Libé : le spectateur engagé
On ne peut qu’approuver Edwy Plenel lorsqu’il constate, dans son appel à sauver Libération, que nous
vivons une crise de l’offre et non pas de la demande. S’il y a déclin,
c’est parce que nous ne sommes pas au rendez-vous des attentes des
lecteurs.
Toute la question est de savoir si le projet qu’il propose est susceptible de rencontrer un public, au-delà de l’actuel lectorat en voie d’étiolement. Quel que puisse être le sérieux avec lequel il a été envisagé, et l’investissement réel du personnel dans son élaboration, je ne vois rien qui justifie l’affirmation selon lequel il renoue avec l’identité originelle de Libération, lieu d’invention et de modernité de la presse française.
Car, comme je l’ai indiqué dans une précédente note, là réside la solution pour sortir le quotidien de l’ornière dans lequel il s’est englué.
En 1973, Libé a voulu révolutionner le monde des médias. Avec le succès que l’on connaît. C’est dans ce même pari qu’il lui échoit de s’engager, en faisant de sa faiblesse une force.
A une époque où l’ère du numérique va tout bouleverser, le quotidien dépend bien trop de son support papier. C’est vers Internet que tous les efforts doivent être portés avec bien plus de convictions que les timides pistes envisagées. C’est le pronétariat, pour reprendre une formule de l’ami Joël de Rosnay, qui sauvera Libération.
Dans très peu de temps, l’information se concevra en ligne et en trois dimensions : celles cumulées de l’écriture, de l’image et du son avec une rapidité sans précédent et une interactivité jusqu’ici inconnue. L’édition écrite ne deviendra qu’un complément, voire un accessoire. Cette évolution, quoi qu’on en pense, est inéluctable et transformera considérablement le métier de journaliste.
Elle imposera de nouvelles formes de contenus, une autre façon de traiter l’actualité, tout à la fois dans sa complexité et sa réflexion. Demain, le mouvement totalisateur de l’histoire, sans lequel nous ne pouvons sortir d’une biocœnose d’individualités, se forgera à l’aulne de ce nouveau journalisme impliquant, de sa part, une bien plus grande responsabilité.

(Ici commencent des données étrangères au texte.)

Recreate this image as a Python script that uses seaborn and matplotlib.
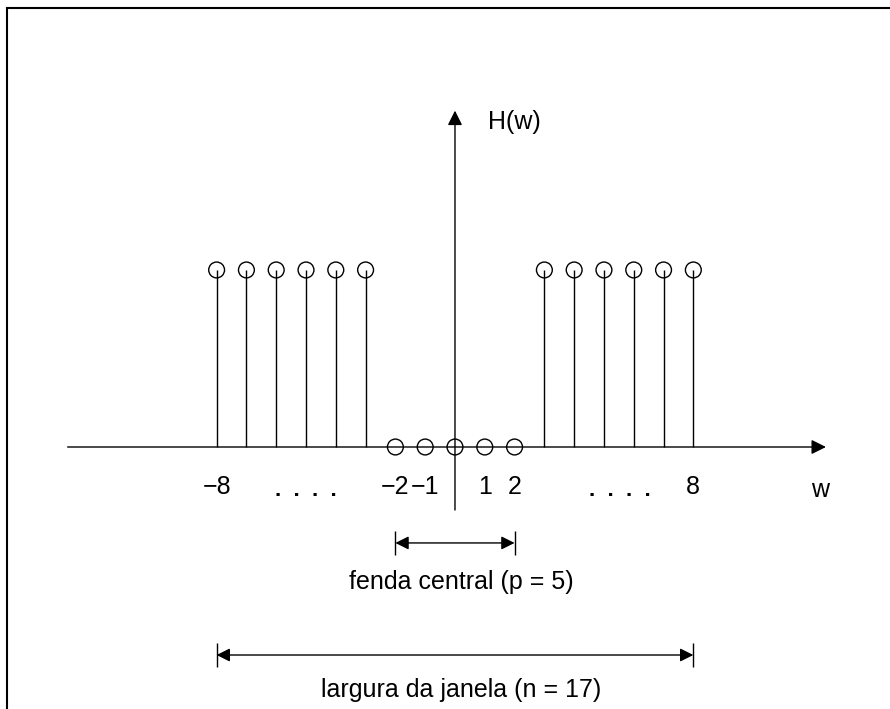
import numpy as np
import pandas as pd
import seaborn as sns
from matplotlib import pyplot as plt
from matplotlib.patches import Rectangle

# sample positions and window values H(w)
w_values = list(range(-8, 9))
h_values = [1, 1, 1, 1, 1, 1, 0, 0, 0, 0, 0, 1, 1, 1, 1, 1, 1]
tick_positions = [-8, -2, -1, 1, 2, 8]
tick_labels = ["\u22128", "\u22122", "\u22121", "1", "2", "8"]
central_gap = (-2, 2)
window_width = (-8, 8)

sns.set_theme(style="white")
plt.rcParams["font.family"] = ["Liberation Sans", "DejaVu Sans"]
plt.rcParams["text.color"] = "black"

table = pd.DataFrame({"w": w_values, "H": h_values})

fig = plt.figure(figsize=(8.9, 7.09), dpi=100)
ax = fig.add_axes([0, 0, 1, 1])
ax.set_xlim(-15.27, 14.60)
ax.set_ylim(-1.48, 2.525)
ax.axis("off")

FS = 18

# frame (only left/top visible in the original crop)
fig.patches.append(Rectangle((0.0079, -0.5), 2.0, 1.4887, transform=fig.transFigure,
                             fill=False, edgecolor="black", linewidth=1.5))

# axes with arrows
ax.annotate("", xy=(12.45, 0), xytext=(-13.0, 0),
            arrowprops=dict(arrowstyle="-|>", color="black", lw=1.0, mutation_scale=22,
                            shrinkA=0, shrinkB=0))
ax.annotate("", xy=(0, 1.9), xytext=(0, -0.356),
            arrowprops=dict(arrowstyle="-|>", color="black", lw=1.0, mutation_scale=22,
                            shrinkA=0, shrinkB=0))

# stems
ax.vlines(table["w"], 0, table["H"], color="black", lw=1.0)
sns.scatterplot(data=table, x="w", y="H", ax=ax, marker="o", s=130,
                facecolors="none", edgecolor="black", linewidth=1.0, zorder=5)

for pos, lab in zip(tick_positions, tick_labels):
    ax.text(pos, -0.226, lab, ha="center", va="center", fontsize=FS)

ax.text(12.25, -0.245, "w", ha="center", va="center", fontsize=FS)
ax.text(2.0, 1.836, "H(w)", ha="center", va="center", fontsize=FS)

for xc in (-5.0, 5.55):
    ax.text(xc, -0.275, ".  .  .  .", ha="center", va="baseline", fontsize=16, fontweight="bold")

# dimension arrows
def dim_arrow(span, y, label, ly):
    ax.annotate("", xy=(span[1], y), xytext=(span[0], y),
                arrowprops=dict(arrowstyle="<|-|>", color="black", lw=1.0, mutation_scale=20,
                                shrinkA=0, shrinkB=0))
    ax.vlines(list(span), y - 0.07, y + 0.07, color="black", lw=1.0)
    ax.text(0.2, ly, label, ha="center", va="center", fontsize=FS)

dim_arrow(central_gap, -0.542, "fenda central (p = 5)", -0.763)
dim_arrow(window_width, -1.175, "largura da janela (n = 17)", -1.373)

fig.savefig("out.png", dpi=100)
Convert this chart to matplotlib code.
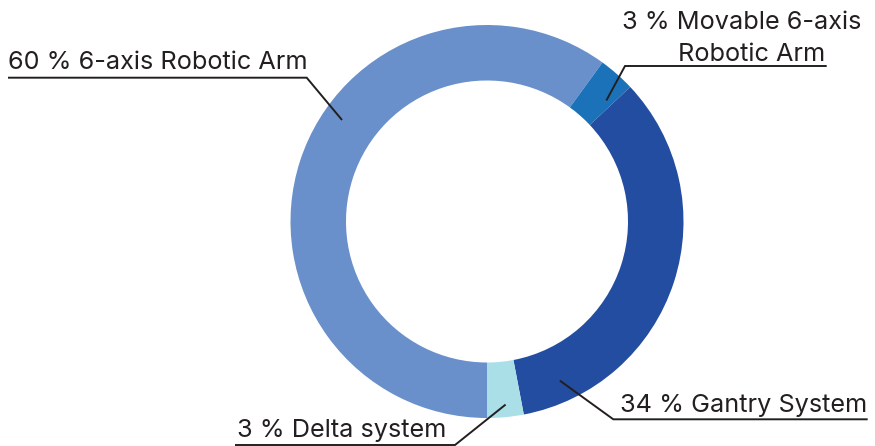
import numpy as np
import matplotlib.pyplot as plt

plt.rcParams['font.family'] = ['Inter', 'DejaVu Sans']

# Robot type shares (%)
labels = ['6-axis Robotic Arm', 'Movable 6-axis Robotic Arm', 'Gantry System', 'Delta system']
shares = [60, 3, 34, 3]
colors = ['#6990ca', '#1b72b9', '#224da0', '#abdfe8']

W, H = 875, 446
cx, cy = 487, H - 221.5
r_out, ring = 196.5, 55.5

fig = plt.figure(figsize=(W / 100, H / 100), dpi=100)
ax = fig.add_axes([0, 0, 1, 1])
ax.pie(shares, colors=colors, radius=r_out, center=(cx, cy),
       startangle=-90, counterclock=False,
       wedgeprops=dict(width=ring, linewidth=0))
ax.set_xlim(0, W)
ax.set_ylim(0, H)
ax.set_aspect('equal')
ax.axis('off')

ink = '#231f20'
fs = 18.2


def pt(bearing, r):
    a = np.radians(bearing)
    return cx + r * np.sin(a), cy + r * np.cos(a)


# label text: (lines, x, baseline y in px from top)
# leader: underline x-range, underline y, anchor bearing/radius on the ring
callouts = [
    ([('%d %% %s' % (shares[0], labels[0]), 8.3, 69.3)], (8, 306.7), 77.7, 305, 177),
    ([('%d %% Movable 6-axis' % shares[1], 621.7, 29), ('Robotic Arm', 678, 61)],
     (826.7, 625), 66, 44.6, 170),
    ([('%d %% %s' % (shares[2], labels[2]), 620, 411.7)], (867.7, 613.3), 419.3, 155.4, 175),
    ([('%d %% %s' % (shares[3], labels[3]), 237.3, 437.3)], (235, 455), 445, 174.2, 184),
]

for lines, (x0, x1), uy, brg, rad in callouts:
    for txt, tx, ty in lines:
        ax.text(tx, H - ty, txt, fontsize=fs, color=ink, ha='left', va='baseline')
    ax_, ay_ = pt(brg, rad)
    ax.plot([x0, x1, ax_], [H - uy, H - uy, ay_], color=ink, lw=1.4,
            solid_capstyle='butt', solid_joinstyle='miter')

fig.savefig('out.png', dpi=100)
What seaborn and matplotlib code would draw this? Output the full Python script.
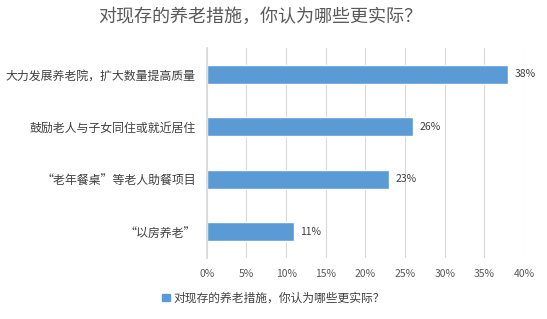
import matplotlib
matplotlib.use("Agg")
import matplotlib.pyplot as plt
import seaborn as sns
import pandas as pd
from matplotlib.ticker import FuncFormatter, MultipleLocator
from matplotlib.patches import Patch

categories = ["大力发展养老院，扩大数量提高质量", "鼓励老人与子女同住或就近居住", "“老年餐桌”等老人助餐项目", "“以房养老”"]
values = [38, 26, 23, 11]
title = "对现存的养老措施，你认为哪些更实际？"

sns.set_theme(style="white")
plt.rcParams['font.family'] = ['Noto Sans CJK SC', 'DejaVu Sans']

df = pd.DataFrame({"cat": categories, "val": values})
fig = plt.figure(figsize=(5.47, 3.19), dpi=100)
ax = fig.add_axes([0.378, 0.191, 0.58, 0.659])
sns.barplot(data=df, y="cat", x="val", color="#5B9BD5", width=0.36, ax=ax, saturation=1)
ax.set_xlim(0, 40)
ax.xaxis.set_major_locator(MultipleLocator(5))
ax.xaxis.set_major_formatter(FuncFormatter(lambda v, p: f"{int(v)}%"))
ax.grid(axis="x", color="#d9d9d9", linewidth=0.8)
ax.set_axisbelow(True)
for s in ["top", "right", "bottom"]:
    ax.spines[s].set_visible(False)
ax.spines["left"].set_color("#d9d9d9")
ax.set_xlabel("")
ax.set_ylabel("")
ax.tick_params(axis="x", labelsize=7.5, colors="#595959", length=0, pad=8)
ax.tick_params(axis="y", labelsize=8.6, colors="#404040", length=0, pad=8)
for i, v in enumerate(values):
    ax.text(v + 0.8, i, f"{v}%", va="center", ha="left", fontsize=7.5, color="#404040")
fig.suptitle(title, x=0.475, y=0.975, fontsize=13, color="#595959")
handle = Patch(color="#5B9BD5")
fig.legend([handle], [title], loc="center", bbox_to_anchor=(0.5, 0.065), frameon=False,
           fontsize=8.5, handlelength=0.6, handleheight=0.6, handletextpad=0.3, labelcolor="#404040")
fig.savefig("out.png", dpi=100)
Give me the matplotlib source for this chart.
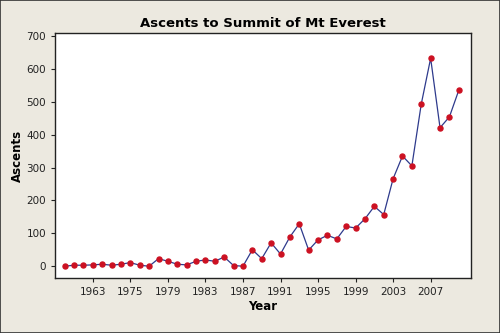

C’est autour de cette réalité que doit être composé le nouveau journal. Cela exige certes des financements mais, avant tout, de l’imagination, celle qui a préexisté à sa création. Comme en 1973, le Libé du troisième millénaire doit être en capacité d’entraîner les autres publications dans son sillage. Si nous trouvons un style, nous passerons, avait dit Sartre, son premier directeur. C’est encore vrai aujourd’hui. Un simple rafistolage ne suffira pas. Il faut de l’ambition et des moyens mis à son service.
Toute la question est de savoir s’il existe une capacité et une volonté de tous pour anticiper cette mutation. Mais, à mon avis, c’est la seule voie à explorer pour faire en sorte que le Libération de demain reste dans la fidélité de son histoire, comme le dit si bien l’ancien directeur de la rédaction du Monde.
Sa crise financière est, paradoxalement, l’ultime opportunité d’inverser l’ordre des choses. L’audace réussit à ceux qui savent profiter des occasions, disait Marcel Proust, et la modestie est la vertu des tièdes, lit-on dans Le Diable et le Bon Dieu.